Data section:
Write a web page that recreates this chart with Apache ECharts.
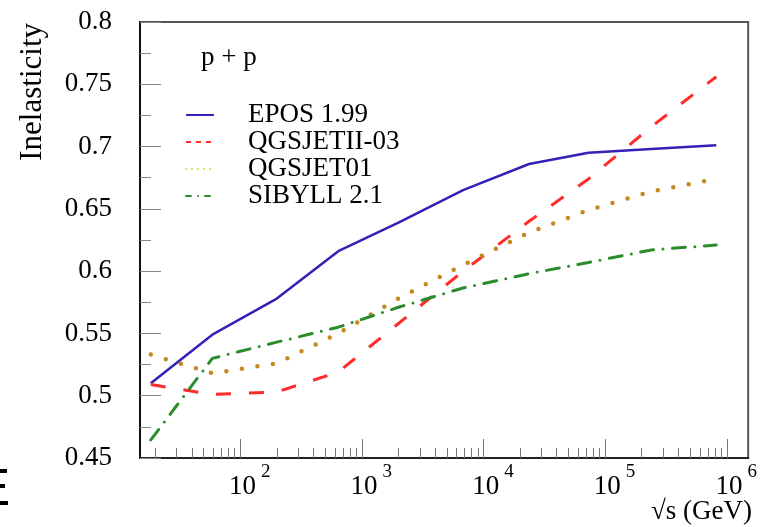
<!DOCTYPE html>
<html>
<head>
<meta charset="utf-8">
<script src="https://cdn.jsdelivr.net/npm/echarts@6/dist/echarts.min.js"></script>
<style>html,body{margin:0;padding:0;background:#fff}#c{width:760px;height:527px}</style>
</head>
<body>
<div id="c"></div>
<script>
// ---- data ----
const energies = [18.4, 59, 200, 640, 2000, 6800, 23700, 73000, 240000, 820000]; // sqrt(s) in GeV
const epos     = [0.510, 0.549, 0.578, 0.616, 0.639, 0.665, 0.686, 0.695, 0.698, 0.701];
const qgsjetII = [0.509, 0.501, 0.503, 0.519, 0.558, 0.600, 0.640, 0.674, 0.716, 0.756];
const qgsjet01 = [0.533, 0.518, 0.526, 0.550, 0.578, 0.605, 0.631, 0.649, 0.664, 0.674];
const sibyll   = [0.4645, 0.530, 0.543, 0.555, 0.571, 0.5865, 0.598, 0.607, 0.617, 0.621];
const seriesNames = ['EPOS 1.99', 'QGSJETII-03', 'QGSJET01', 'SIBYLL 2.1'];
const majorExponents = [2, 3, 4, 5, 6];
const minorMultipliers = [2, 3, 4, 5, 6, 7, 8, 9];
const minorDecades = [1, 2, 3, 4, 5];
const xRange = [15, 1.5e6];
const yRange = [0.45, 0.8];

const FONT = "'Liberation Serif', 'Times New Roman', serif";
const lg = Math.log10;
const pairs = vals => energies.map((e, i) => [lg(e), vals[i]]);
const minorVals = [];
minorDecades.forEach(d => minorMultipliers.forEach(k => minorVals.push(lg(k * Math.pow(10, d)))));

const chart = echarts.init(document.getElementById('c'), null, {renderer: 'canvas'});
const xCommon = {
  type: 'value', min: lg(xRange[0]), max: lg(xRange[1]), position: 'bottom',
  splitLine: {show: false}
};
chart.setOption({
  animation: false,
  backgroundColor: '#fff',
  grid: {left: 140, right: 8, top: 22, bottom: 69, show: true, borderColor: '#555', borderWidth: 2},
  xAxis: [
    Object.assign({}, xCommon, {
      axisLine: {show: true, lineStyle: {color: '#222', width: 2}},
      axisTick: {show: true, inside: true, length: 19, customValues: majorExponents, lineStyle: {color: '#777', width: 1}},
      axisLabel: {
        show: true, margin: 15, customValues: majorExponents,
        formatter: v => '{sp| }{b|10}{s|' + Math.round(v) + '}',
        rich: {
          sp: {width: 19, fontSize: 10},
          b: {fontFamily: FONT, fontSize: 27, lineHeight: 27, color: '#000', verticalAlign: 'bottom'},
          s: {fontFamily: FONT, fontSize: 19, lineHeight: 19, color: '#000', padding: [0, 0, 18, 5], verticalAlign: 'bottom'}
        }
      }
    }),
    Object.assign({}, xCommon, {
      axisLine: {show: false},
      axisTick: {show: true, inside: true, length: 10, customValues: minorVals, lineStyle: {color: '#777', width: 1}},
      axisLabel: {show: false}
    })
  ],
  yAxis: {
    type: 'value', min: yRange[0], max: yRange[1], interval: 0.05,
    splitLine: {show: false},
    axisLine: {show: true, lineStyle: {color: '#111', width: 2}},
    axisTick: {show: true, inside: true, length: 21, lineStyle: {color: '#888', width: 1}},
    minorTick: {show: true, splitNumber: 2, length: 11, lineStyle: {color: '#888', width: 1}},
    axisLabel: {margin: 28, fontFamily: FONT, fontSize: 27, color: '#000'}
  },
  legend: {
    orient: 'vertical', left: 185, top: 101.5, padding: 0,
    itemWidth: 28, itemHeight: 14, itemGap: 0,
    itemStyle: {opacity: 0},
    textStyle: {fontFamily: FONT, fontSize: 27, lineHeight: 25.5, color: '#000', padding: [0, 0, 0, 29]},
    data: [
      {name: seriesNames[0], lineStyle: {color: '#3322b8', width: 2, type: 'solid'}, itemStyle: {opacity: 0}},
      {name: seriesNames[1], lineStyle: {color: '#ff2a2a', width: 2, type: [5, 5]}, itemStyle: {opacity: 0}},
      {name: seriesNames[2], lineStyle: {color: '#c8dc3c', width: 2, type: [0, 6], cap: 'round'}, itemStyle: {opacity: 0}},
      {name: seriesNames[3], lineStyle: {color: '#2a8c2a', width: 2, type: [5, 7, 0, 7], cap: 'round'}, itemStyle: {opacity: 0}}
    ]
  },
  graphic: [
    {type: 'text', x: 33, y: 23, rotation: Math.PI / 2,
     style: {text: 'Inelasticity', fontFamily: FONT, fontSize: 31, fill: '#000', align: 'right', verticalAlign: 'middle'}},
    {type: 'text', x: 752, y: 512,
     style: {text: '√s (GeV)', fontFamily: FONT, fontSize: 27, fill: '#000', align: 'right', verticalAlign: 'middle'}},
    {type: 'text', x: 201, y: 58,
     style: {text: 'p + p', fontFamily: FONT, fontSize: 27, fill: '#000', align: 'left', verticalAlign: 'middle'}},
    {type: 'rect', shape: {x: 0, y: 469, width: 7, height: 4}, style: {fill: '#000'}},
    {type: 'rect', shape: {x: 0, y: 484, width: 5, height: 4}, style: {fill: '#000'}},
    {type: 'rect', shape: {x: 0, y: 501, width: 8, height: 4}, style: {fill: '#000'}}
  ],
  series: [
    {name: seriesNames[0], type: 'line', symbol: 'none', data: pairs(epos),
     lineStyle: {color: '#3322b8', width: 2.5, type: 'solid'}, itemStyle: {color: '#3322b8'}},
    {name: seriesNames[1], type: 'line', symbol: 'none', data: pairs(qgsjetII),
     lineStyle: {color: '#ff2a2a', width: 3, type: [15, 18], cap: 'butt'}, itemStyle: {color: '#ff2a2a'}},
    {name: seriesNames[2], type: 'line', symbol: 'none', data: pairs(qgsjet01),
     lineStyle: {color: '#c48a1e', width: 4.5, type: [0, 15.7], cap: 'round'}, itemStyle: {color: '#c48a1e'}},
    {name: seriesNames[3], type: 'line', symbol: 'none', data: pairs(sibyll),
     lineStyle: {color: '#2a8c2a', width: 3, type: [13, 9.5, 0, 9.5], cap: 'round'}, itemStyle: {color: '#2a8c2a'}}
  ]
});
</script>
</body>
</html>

What is required:
Quote the data exactly, leaving every image out of the copy.

Answer to the task:
Write a web page that recreates this chart with Apache ECharts.
<!DOCTYPE html>
<html>
<head>
<meta charset="utf-8">
<script src="https://cdn.jsdelivr.net/npm/echarts@6/dist/echarts.min.js"></script>
<style>html,body{margin:0;padding:0;background:#fff}#c{width:760px;height:527px}</style>
</head>
<body>
<div id="c"></div>
<script>
// ---- data ----
const energies = [18.4, 59, 200, 640, 2000, 6800, 23700, 73000, 240000, 820000]; // sqrt(s) in GeV
const epos     = [0.510, 0.549, 0.578, 0.616, 0.639, 0.665, 0.686, 0.695, 0.698, 0.701];
const qgsjetII = [0.509, 0.501, 0.503, 0.519, 0.558, 0.600, 0.640, 0.674, 0.716, 0.756];
const qgsjet01 = [0.533, 0.518, 0.526, 0.550, 0.578, 0.605, 0.631, 0.649, 0.664, 0.674];
const sibyll   = [0.4645, 0.530, 0.543, 0.555, 0.571, 0.5865, 0.598, 0.607, 0.617, 0.621];
const seriesNames = ['EPOS 1.99', 'QGSJETII-03', 'QGSJET01', 'SIBYLL 2.1'];
const majorExponents = [2, 3, 4, 5, 6];
const minorMultipliers = [2, 3, 4, 5, 6, 7, 8, 9];
const minorDecades = [1, 2, 3, 4, 5];
const xRange = [15, 1.5e6];
const yRange = [0.45, 0.8];

const FONT = "'Liberation Serif', 'Times New Roman', serif";
const lg = Math.log10;
const pairs = vals => energies.map((e, i) => [lg(e), vals[i]]);
const minorVals = [];
minorDecades.forEach(d => minorMultipliers.forEach(k => minorVals.push(lg(k * Math.pow(10, d)))));

const chart = echarts.init(document.getElementById('c'), null, {renderer: 'canvas'});
const xCommon = {
  type: 'value', min: lg(xRange[0]), max: lg(xRange[1]), position: 'bottom',
  splitLine: {show: false}
};
chart.setOption({
  animation: false,
  backgroundColor: '#fff',
  grid: {left: 140, right: 8, top: 22, bottom: 69, show: true, borderColor: '#555', borderWidth: 2},
  xAxis: [
    Object.assign({}, xCommon, {
      axisLine: {show: true, lineStyle: {color: '#222', width: 2}},
      axisTick: {show: true, inside: true, length: 19, customValues: majorExponents, lineStyle: {color: '#777', width: 1}},
      axisLabel: {
        show: true, margin: 15, customValues: majorExponents,
        formatter: v => '{sp| }{b|10}{s|' + Math.round(v) + '}',
        rich: {
          sp: {width: 19, fontSize: 10},
          b: {fontFamily: FONT, fontSize: 27, lineHeight: 27, color: '#000', verticalAlign: 'bottom'},
          s: {fontFamily: FONT, fontSize: 19, lineHeight: 19, color: '#000', padding: [0, 0, 18, 5], verticalAlign: 'bottom'}
        }
      }
    }),
    Object.assign({}, xCommon, {
      axisLine: {show: false},
      axisTick: {show: true, inside: true, length: 10, customValues: minorVals, lineStyle: {color: '#777', width: 1}},
      axisLabel: {show: false}
    })
  ],
  yAxis: {
    type: 'value', min: yRange[0], max: yRange[1], interval: 0.05,
    splitLine: {show: false},
    axisLine: {show: true, lineStyle: {color: '#111', width: 2}},
    axisTick: {show: true, inside: true, length: 21, lineStyle: {color: '#888', width: 1}},
    minorTick: {show: true, splitNumber: 2, length: 11, lineStyle: {color: '#888', width: 1}},
    axisLabel: {margin: 28, fontFamily: FONT, fontSize: 27, color: '#000'}
  },
  legend: {
    orient: 'vertical', left: 185, top: 101.5, padding: 0,
    itemWidth: 28, itemHeight: 14, itemGap: 0,
    itemStyle: {opacity: 0},
    textStyle: {fontFamily: FONT, fontSize: 27, lineHeight: 25.5, color: '#000', padding: [0, 0, 0, 29]},
    data: [
      {name: seriesNames[0], lineStyle: {color: '#3322b8', width: 2, type: 'solid'}, itemStyle: {opacity: 0}},
      {name: seriesNames[1], lineStyle: {color: '#ff2a2a', width: 2, type: [5, 5]}, itemStyle: {opacity: 0}},
      {name: seriesNames[2], lineStyle: {color: '#c8dc3c', width: 2, type: [0, 6], cap: 'round'}, itemStyle: {opacity: 0}},
      {name: seriesNames[3], lineStyle: {color: '#2a8c2a', width: 2, type: [5, 7, 0, 7], cap: 'round'}, itemStyle: {opacity: 0}}
    ]
  },
  graphic: [
    {type: 'text', x: 33, y: 23, rotation: Math.PI / 2,
     style: {text: 'Inelasticity', fontFamily: FONT, fontSize: 31, fill: '#000', align: 'right', verticalAlign: 'middle'}},
    {type: 'text', x: 752, y: 512,
     style: {text: '√s (GeV)', fontFamily: FONT, fontSize: 27, fill: '#000', align: 'right', verticalAlign: 'middle'}},
    {type: 'text', x: 201, y: 58,
     style: {text: 'p + p', fontFamily: FONT, fontSize: 27, fill: '#000', align: 'left', verticalAlign: 'middle'}},
    {type: 'rect', shape: {x: 0, y: 469, width: 7, height: 4}, style: {fill: '#000'}},
    {type: 'rect', shape: {x: 0, y: 484, width: 5, height: 4}, style: {fill: '#000'}},
    {type: 'rect', shape: {x: 0, y: 501, width: 8, height: 4}, style: {fill: '#000'}}
  ],
  series: [
    {name: seriesNames[0], type: 'line', symbol: 'none', data: pairs(epos),
     lineStyle: {color: '#3322b8', width: 2.5, type: 'solid'}, itemStyle: {color: '#3322b8'}},
    {name: seriesNames[1], type: 'line', symbol: 'none', data: pairs(qgsjetII),
     lineStyle: {color: '#ff2a2a', width: 3, type: [15, 18], cap: 'butt'}, itemStyle: {color: '#ff2a2a'}},
    {name: seriesNames[2], type: 'line', symbol: 'none', data: pairs(qgsjet01),
     lineStyle: {color: '#c48a1e', width: 4.5, type: [0, 15.7], cap: 'round'}, itemStyle: {color: '#c48a1e'}},
    {name: seriesNames[3], type: 'line', symbol: 'none', data: pairs(sibyll),
     lineStyle: {color: '#2a8c2a', width: 3, type: [13, 9.5, 0, 9.5], cap: 'round'}, itemStyle: {color: '#2a8c2a'}}
  ]
});
</script>
</body>
</html>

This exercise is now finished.